Despite the many positive characteristics of composite materials, the overall cost of composite materials often makes their use impractical. Various factors affect the cost of composite materials. One factor is the number of manufacturing steps required in order to form a composite structure. Often manufacturing a composite material and forming the composite material into the desired shape requires multiple machines and extensive hand labor. For example, one method of creating a composite material is to weave fibers into a sheet of composite material. Weaving large sheets of carbon fibers can require expensive machines and can be a time intensive process.
Furthermore, impregnating a composite material with a resin adds additional steps to the process. These additional steps can involve impregnating entire sheets of composite materials with resins, creating difficulties in uniformly applying a resin to a large sheet of composite material.

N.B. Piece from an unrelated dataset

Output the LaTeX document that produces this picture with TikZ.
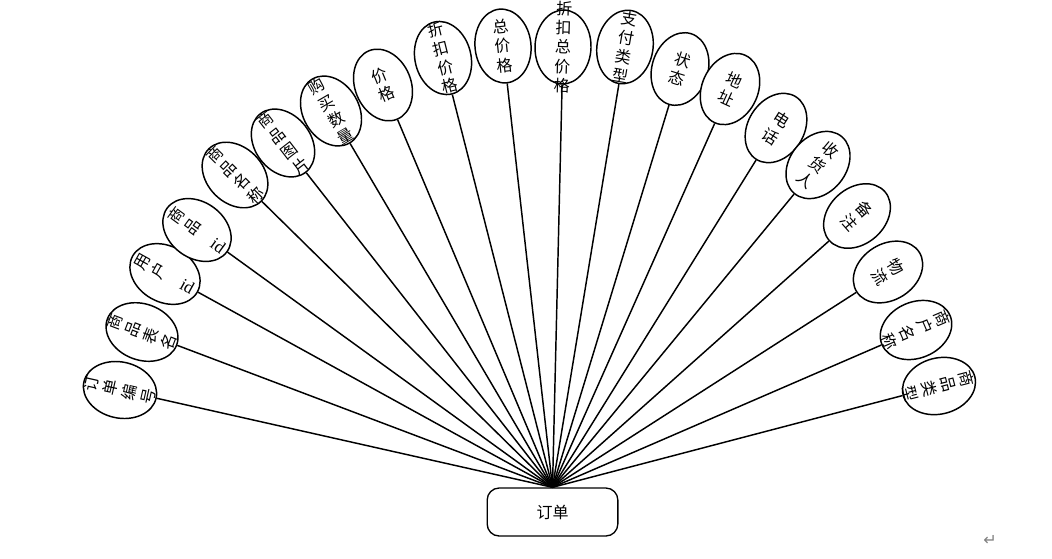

Additionally, these impregnating processes are often performed by different manufacturers at different locations, adding manufacturing and shipping costs at each step. As a result, the overall price of the composite materials for the end user can be high.
Another shortcoming of composite materials is the amount of hand labor required when assembling a composite structure. Often, multiple layers of composite materials are required in order to make a structure, and different orientations of composite materials are needed. In many current processes, each individual layer of composite material is laid up and oriented by hand onto a form or other shaping structure. The process of laying up and orienting individual sheets of composite material can add further expense and time to the already expensive and time-consuming manufacturing process.
Yet another problem with current composite materials is the handling of the resin impregnated composite material. In many applications the resin is made to have a low viscosity in order to allow resin to flow between the individual fibers of the material. The resin may be provided in a liquid form at ambient temperatures. While low viscosity resin allows for better permeation of the composite material, a low viscosity of liquid resin creates undesirable handling characteristics. Furthermore, the low viscosity resin does not effectively maintain the lay up of the composite sheet. Thus, the fibers may separate and fall apart when being handled or transported. Also, a low viscosity resin may flow away from certain sections of the composite material while being cured, leaving some areas with insufficient resin.
Therefore, what is needed in the art is an inexpensive composite material that eliminates the costs inherent in the composite manufacturing process. It would be an advancement in the art to provide a composite material impregnated with a resin that is solid or semi-solid at ambient temperatures. It would also be an advancement in the art to provide a composite material that is manufacturable in multiple layers and with multiple fiber orientations.
It would be another advancement in the art to provide a process that eliminates manual assembly steps in forming composite structures by creating a significant portion of a composite structure while manufacturing the composite material. Furthermore, it would be an advancement to provide a composite material that prevents the resin from uncontrollably transferring to objects that come in contact with the material or from flowing out of the uncured composite material. It would be another advancement in the art to provide a composite material with desirable tack and drape characteristics for forming the composite material into a desired shape. Such apparatuses and methods are disclosed and claimed herein.